Losses in Chicago soybeans and soymeal, along with those in European rapeseed weighed on canola values. Small increases in soyoil weren’t enough to stem the declines. However, the vegetable oils received support from upticks in crude oil.

The Canadian dollar swung higher Monday afternoon with the loonie at 72.61 U.S. cents compared to Friday’s close of 72.21.

There were 38,770 contracts traded on Monday, compared to 48,562 on Friday. Spreading accounted for 23,720 contracts traded.

Prices are in Canadian dollars per metric tonne:

                        Price     Change

Canola          Nov     632.30    dn  7.40

                Jan     644.80    dn  7.40

                Mar     656.00    dn  7.70

                May     665.70    dn  8.00

SOYBEAN futures at the Chicago Board of Trade were lower on Monday, despite a strong showing in export inspections as China has yet to buy any 2025/26 United States soybeans.
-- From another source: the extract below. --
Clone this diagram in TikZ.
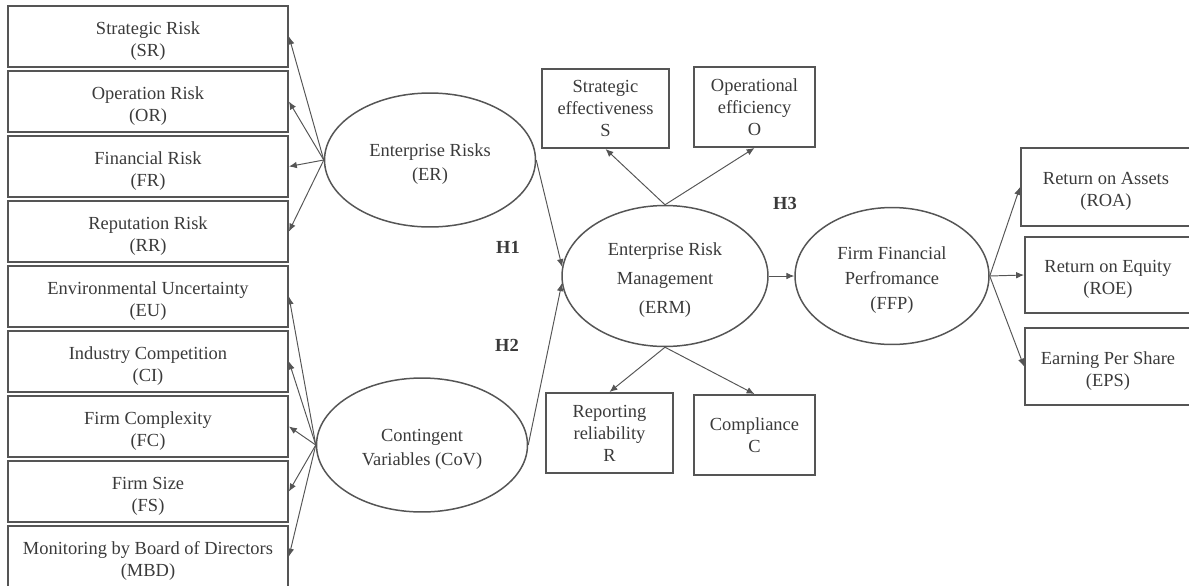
\documentclass[tikz,border=0pt]{standalone}
\usepackage{fontspec}
\setmainfont{Liberation Serif}
\usetikzlibrary{shapes.geometric,arrows.meta}
\definecolor{inkgray}{HTML}{3A3A3A}
\definecolor{linegray}{HTML}{555555}
\newcommand{\toppad}{\rule{0pt}{12pt}}
\begin{document}
\begin{tikzpicture}[x=0.02cm,y=-0.02cm,
    every node/.style={font=\fontsize{10.5}{12.5}\selectfont,text=inkgray,align=center,inner sep=0pt},
    box/.style={draw=linegray,line width=1.1pt,rectangle},
    oval/.style={draw=linegray,line width=0.85pt,ellipse,font=\fontsize{10.5}{14}\selectfont},
    link/.style={draw=linegray,line width=0.55pt,-{Latex[length=4.5pt,width=3.8pt]}}]
					\useasboundingbox (0,0) rectangle (1189,585);

					% indicators of the two exogenous constructs
					\node[box,minimum width=5.6cm,minimum height=1.22cm] (sr) at (148,36.5) {\toppad Strategic Risk\\(SR)};
					\node[box,minimum width=5.6cm,minimum height=1.22cm] (or) at (148,101.5) {\toppad Operation Risk\\(OR)};
					\node[box,minimum width=5.6cm,minimum height=1.22cm] (fr) at (148,166.5) {\toppad Financial Risk\\(FR)};
					\node[box,minimum width=5.6cm,minimum height=1.22cm] (rr) at (148,231.5) {\toppad Reputation Risk\\(RR)};
					\node[box,minimum width=5.6cm,minimum height=1.22cm] (eu) at (148,296.5) {\toppad Environmental Uncertainty\\(EU)};
					\node[box,minimum width=5.6cm,minimum height=1.22cm] (ci) at (148,361.5) {\toppad Industry Competition\\(CI)};
					\node[box,minimum width=5.6cm,minimum height=1.22cm] (fc) at (148,426.5) {\toppad Firm Complexity\\(FC)};
					\node[box,minimum width=5.6cm,minimum height=1.22cm] (fs) at (148,491.5) {\toppad Firm Size\\(FS)};
					\node[box,minimum width=5.6cm,minimum height=1.22cm] (mbd) at (148,556.5) {\toppad Monitoring by Board of Directors\\(MBD)};

					\node[oval,minimum width=4.22cm,minimum height=2.68cm] (er) at (430,160) {\toppad Enterprise Risks\\(ER)};
					\node[oval,minimum width=4.22cm,minimum height=2.68cm] (cov) at (422,445) {\toppad Contingent\\Variables (CoV)};

					% mediator and its dimensions
					\node[oval,minimum width=4.12cm,minimum height=2.82cm] (erm) at (665,276) {\toppad Enterprise Risk\\[2.5pt]Management\\[2.5pt](ERM)};
					\node[box,minimum width=2.54cm,minimum height=1.58cm] (s) at (605.5,108.5) {Strategic\\effectiveness\\S};
					\node[box,minimum width=2.42cm,minimum height=1.6cm] (o) at (754.5,107) {Operational\\efficiency\\O};
					\node[box,minimum width=2.54cm,minimum height=1.6cm] (r) at (609.5,433) {Reporting\\reliability\\R};
					\node[box,minimum width=2.42cm,minimum height=1.6cm] (c) at (754.5,435) {Compliance\\C};

					% outcome
					\node[oval,minimum width=3.88cm,minimum height=2.74cm] (ffp) at (892,276) {\toppad Firm Financial\\Perfromance\\(FFP)};
					\node[box,minimum width=3.4cm,minimum height=1.56cm] (roa) at (1106,187) {\toppad Return on Assets\\(ROA)};
					\node[box,minimum width=3.32cm,minimum height=1.52cm] (roe) at (1108,275) {\toppad Return on Equity\\(ROE)};
					\node[box,minimum width=3.32cm,minimum height=1.54cm] (eps) at (1108,366.5) {\toppad Earning Per Share\\(EPS)};

					\node[font=\fontsize{10.5}{12.5}\selectfont\bfseries] (h1) at (508,247) {H1};
					\node[font=\fontsize{10.5}{12.5}\selectfont\bfseries] (h2) at (507,345) {H2};
					\node[font=\fontsize{10.5}{12.5}\selectfont\bfseries] (h3) at (785,203) {H3};

					\draw[link] (er.west) -- (sr.east);
					\draw[link] (er.west) -- (or.east);
					\draw[link] (er.west) -- (fr.east);
					\draw[link] (er.west) -- (rr.east);

					\draw[link] (cov.west) -- (eu.east);
					\draw[link] (cov.west) -- (ci.east);
					\draw[link] (cov.west) -- (fc.east);
					\draw[link] (cov.west) -- (fs.east);
					\draw[link] (cov.west) -- (mbd.east);

					\draw[link] (er.east) -- (erm.175);
					\draw[link] (cov.east) -- (erm.184);

					\draw[link] (erm.north) -- (s.south);
					\draw[link] (erm.north) -- (o.south);
					\draw[link] (erm.south) -- (r.north);
					\draw[link] (erm.south) -- (c.north);
					\draw[link] (erm.east) -- (ffp.west);

					\draw[link] (ffp.east) -- (roa.west);
					\draw[link] (ffp.east) -- (roe.west);
					\draw[link] (ffp.east) -- (eps.west);
				\end{tikzpicture}
\end{document}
The U.S. Department of Agriculture reported export inspections for the week ended Sept. 11 included 804,532 tonnes of soybeans, up 80.2 per cent from the previous week. Cumulative exports were 1.07 million tonnes compared to 747,598 a year ago.

The monthly report from the U.S. National Oilseed Processors Association showed 189.81 million bushels of soybeans were crushed in August. That handily surpassed the trade estimate of 182.86 million bushels and is 12.9 per cent more than the previous August. Soyoil stocks rose 9.4 per cent August-to-August at 1.25 billion pounds.

AgRural pegged the planting of the next Brazil soybean crop at 0.12 per cent complete.

CORN futures were lower on Monday as U.S. growers are facing the largest corn harvest on record.

Export inspections of U.S. corn tallied 1.51 million tonnes, up 4.7 per cent from the previous week. Total shipments reached 2.16 million tonnes versus 1.05 million this time last year.

The USDA announced a private sale of 148,971 tonnes of 2025/26 corn to unknown destinations.

Safras and Mercado forecast the first corn crop in Brazil’s south-center region at 25.48 million tonnes versus 24.73 million in 2024/25.

AgRural estimated Brazil’s first corn crop at 17 per cent planted.

WHEAT futures were mixed on Monday, with Minneapolis unchanged, Kansas City dipping and Chicago nudging up.

The USDA said wheat export inspections were 755,073 tonnes, improving 76 per cent from the previous week. Year-to-date shipments were 7.86 million tonnes compared to 7.01 million a year ago.